**Recorded information:**

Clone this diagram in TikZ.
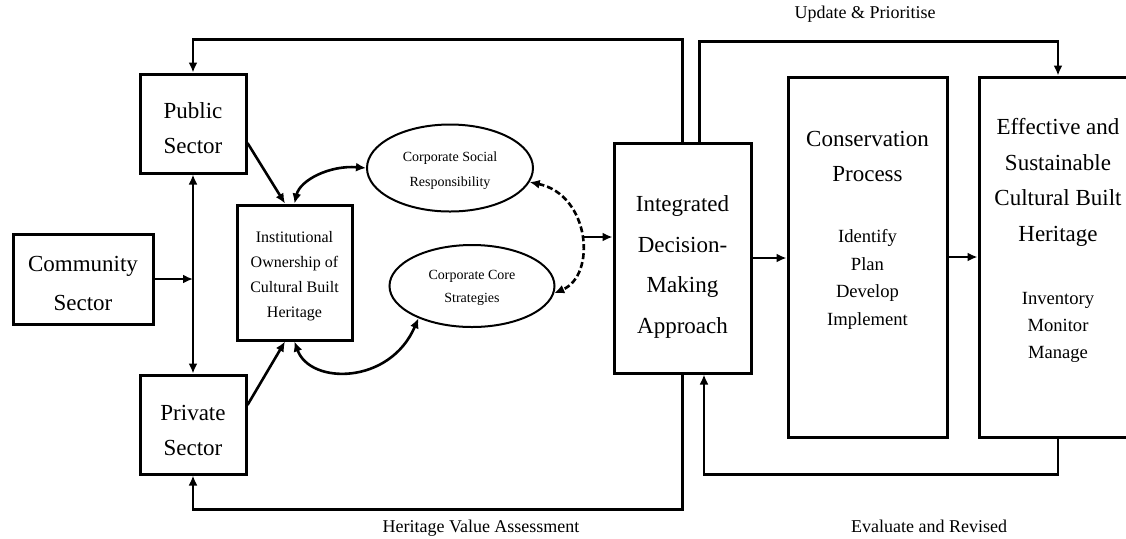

---

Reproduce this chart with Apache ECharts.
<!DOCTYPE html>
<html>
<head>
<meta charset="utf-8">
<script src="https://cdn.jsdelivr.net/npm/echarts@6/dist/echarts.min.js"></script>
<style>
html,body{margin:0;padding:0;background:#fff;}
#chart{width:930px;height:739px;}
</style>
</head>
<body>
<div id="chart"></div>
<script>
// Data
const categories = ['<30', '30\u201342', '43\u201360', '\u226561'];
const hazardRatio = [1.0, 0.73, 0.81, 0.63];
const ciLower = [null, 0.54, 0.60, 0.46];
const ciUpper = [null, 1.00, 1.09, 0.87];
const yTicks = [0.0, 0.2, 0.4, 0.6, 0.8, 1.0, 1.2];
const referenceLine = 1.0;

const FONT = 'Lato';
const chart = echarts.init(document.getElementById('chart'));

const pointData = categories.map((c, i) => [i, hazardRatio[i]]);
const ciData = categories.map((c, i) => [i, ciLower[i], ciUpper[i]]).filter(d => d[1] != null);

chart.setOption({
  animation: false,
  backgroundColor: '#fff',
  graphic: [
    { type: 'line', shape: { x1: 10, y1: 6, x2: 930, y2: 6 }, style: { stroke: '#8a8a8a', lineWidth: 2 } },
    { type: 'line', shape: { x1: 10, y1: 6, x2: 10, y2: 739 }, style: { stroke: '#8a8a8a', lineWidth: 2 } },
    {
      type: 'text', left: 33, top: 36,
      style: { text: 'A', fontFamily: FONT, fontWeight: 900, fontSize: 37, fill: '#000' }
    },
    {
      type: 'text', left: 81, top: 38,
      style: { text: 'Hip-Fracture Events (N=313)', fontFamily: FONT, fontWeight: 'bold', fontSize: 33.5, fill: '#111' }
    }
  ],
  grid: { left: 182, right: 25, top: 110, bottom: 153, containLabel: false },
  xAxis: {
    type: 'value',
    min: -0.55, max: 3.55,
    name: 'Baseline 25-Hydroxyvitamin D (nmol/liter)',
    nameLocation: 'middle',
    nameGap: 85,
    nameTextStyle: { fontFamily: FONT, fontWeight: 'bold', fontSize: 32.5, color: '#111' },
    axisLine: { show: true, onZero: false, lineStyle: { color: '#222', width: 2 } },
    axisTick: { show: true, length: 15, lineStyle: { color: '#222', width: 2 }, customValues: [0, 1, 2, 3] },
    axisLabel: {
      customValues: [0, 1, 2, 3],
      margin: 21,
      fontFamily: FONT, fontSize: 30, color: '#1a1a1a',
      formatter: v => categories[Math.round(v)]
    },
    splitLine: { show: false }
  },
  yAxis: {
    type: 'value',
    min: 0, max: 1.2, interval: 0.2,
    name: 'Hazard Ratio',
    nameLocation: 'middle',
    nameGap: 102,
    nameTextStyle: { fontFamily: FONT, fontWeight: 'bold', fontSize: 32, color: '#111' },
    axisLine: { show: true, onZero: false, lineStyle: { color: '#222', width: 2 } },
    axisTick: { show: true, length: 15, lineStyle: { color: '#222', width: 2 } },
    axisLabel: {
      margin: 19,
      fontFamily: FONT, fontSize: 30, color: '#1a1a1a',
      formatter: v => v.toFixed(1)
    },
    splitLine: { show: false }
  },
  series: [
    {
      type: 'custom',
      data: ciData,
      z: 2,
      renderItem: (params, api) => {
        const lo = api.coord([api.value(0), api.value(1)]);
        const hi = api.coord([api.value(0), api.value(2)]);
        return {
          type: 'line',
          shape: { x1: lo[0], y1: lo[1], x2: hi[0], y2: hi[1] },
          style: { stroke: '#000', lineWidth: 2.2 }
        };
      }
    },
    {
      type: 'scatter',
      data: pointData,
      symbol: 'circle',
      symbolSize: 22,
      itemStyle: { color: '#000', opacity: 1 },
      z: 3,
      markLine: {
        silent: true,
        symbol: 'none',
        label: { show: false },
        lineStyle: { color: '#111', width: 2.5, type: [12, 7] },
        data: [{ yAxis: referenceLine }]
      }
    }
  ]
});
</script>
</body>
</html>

**Problem to work on:** Only the lines from the one holding "Reproduce this chart with Apache ECharts." through the one holding "const chart = echarts.init(document.getElementById('chart'));" are wanted; retype them exactly.

**Solved problem:**
Reproduce this chart with Apache ECharts.
<!DOCTYPE html>
<html>
<head>
<meta charset="utf-8">
<script src="https://cdn.jsdelivr.net/npm/echarts@6/dist/echarts.min.js"></script>
<style>
html,body{margin:0;padding:0;background:#fff;}
#chart{width:930px;height:739px;}
</style>
</head>
<body>
<div id="chart"></div>
<script>
// Data
const categories = ['<30', '30\u201342', '43\u201360', '\u226561'];
const hazardRatio = [1.0, 0.73, 0.81, 0.63];
const ciLower = [null, 0.54, 0.60, 0.46];
const ciUpper = [null, 1.00, 1.09, 0.87];
const yTicks = [0.0, 0.2, 0.4, 0.6, 0.8, 1.0, 1.2];
const referenceLine = 1.0;

const FONT = 'Lato';
const chart = echarts.init(document.getElementById('chart'));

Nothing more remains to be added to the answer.